• What this task involves
Keep only the lines from the top of the listing through the one with "W, H = 1790, 987", and reproduce them unaltered.

+++ Provided data

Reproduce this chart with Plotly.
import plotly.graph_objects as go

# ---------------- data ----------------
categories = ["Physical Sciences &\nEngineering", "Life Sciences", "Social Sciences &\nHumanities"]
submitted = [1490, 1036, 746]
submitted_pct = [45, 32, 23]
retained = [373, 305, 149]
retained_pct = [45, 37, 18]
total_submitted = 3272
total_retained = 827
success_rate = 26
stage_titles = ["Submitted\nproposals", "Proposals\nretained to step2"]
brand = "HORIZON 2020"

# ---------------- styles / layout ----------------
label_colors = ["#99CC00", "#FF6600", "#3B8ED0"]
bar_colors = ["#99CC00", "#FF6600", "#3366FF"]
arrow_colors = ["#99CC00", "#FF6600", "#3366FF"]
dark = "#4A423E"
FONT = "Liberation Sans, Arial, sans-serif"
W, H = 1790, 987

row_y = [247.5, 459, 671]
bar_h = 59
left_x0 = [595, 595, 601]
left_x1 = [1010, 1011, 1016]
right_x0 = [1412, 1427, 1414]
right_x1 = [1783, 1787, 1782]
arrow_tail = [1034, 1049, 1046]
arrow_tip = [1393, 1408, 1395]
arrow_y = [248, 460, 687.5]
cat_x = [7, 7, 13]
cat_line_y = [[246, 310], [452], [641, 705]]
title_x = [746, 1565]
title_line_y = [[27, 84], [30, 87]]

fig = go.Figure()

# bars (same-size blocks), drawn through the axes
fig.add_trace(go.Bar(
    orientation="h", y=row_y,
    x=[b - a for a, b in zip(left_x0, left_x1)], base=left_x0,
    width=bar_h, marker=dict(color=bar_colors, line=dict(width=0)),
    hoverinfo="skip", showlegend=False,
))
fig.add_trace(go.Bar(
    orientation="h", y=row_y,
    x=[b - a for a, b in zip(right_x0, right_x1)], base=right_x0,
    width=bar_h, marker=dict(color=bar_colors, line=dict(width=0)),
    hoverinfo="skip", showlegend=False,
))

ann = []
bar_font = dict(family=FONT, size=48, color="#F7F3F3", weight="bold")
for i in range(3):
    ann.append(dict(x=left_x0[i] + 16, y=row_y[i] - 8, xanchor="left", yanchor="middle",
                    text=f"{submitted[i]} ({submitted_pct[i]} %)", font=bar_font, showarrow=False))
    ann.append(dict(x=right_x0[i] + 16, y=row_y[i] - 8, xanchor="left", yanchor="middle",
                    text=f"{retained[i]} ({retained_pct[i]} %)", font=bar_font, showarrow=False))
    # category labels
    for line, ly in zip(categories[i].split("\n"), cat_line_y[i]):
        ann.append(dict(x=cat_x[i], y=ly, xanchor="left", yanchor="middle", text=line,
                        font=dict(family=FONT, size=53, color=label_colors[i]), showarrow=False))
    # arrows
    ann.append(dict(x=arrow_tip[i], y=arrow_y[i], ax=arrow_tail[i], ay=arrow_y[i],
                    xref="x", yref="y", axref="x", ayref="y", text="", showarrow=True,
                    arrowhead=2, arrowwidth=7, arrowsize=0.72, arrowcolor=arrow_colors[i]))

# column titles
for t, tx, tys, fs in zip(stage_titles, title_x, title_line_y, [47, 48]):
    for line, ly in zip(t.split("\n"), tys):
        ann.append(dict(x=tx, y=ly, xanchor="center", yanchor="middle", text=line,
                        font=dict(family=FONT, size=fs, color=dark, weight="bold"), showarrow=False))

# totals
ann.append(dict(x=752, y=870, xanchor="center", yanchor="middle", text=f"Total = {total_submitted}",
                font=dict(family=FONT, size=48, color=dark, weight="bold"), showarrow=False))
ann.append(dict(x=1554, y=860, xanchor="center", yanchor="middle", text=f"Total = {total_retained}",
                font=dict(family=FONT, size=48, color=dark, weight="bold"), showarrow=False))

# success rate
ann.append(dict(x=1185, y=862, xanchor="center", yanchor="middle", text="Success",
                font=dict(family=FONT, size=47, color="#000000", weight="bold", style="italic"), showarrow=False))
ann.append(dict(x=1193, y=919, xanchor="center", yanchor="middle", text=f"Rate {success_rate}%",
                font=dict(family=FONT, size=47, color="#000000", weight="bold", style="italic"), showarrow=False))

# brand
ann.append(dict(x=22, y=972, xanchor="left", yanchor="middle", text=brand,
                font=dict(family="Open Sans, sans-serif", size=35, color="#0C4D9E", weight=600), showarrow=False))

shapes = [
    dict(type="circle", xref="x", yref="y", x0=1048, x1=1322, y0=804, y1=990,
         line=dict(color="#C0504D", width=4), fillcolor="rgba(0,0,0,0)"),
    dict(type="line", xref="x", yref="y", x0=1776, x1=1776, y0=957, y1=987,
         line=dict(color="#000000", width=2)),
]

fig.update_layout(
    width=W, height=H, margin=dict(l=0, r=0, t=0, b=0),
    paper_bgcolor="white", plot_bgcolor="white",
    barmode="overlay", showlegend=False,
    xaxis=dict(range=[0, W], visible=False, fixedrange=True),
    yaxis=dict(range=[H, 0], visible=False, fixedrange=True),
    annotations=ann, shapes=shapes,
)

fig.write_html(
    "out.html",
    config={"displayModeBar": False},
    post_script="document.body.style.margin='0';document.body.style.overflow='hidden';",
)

++++++

• Correct response
Reproduce this chart with Plotly.
import plotly.graph_objects as go

# ---------------- data ----------------
categories = ["Physical Sciences &\nEngineering", "Life Sciences", "Social Sciences &\nHumanities"]
submitted = [1490, 1036, 746]
submitted_pct = [45, 32, 23]
retained = [373, 305, 149]
retained_pct = [45, 37, 18]
total_submitted = 3272
total_retained = 827
success_rate = 26
stage_titles = ["Submitted\nproposals", "Proposals\nretained to step2"]
brand = "HORIZON 2020"

# ---------------- styles / layout ----------------
label_colors = ["#99CC00", "#FF6600", "#3B8ED0"]
bar_colors = ["#99CC00", "#FF6600", "#3366FF"]
arrow_colors = ["#99CC00", "#FF6600", "#3366FF"]
dark = "#4A423E"
FONT = "Liberation Sans, Arial, sans-serif"
W, H = 1790, 987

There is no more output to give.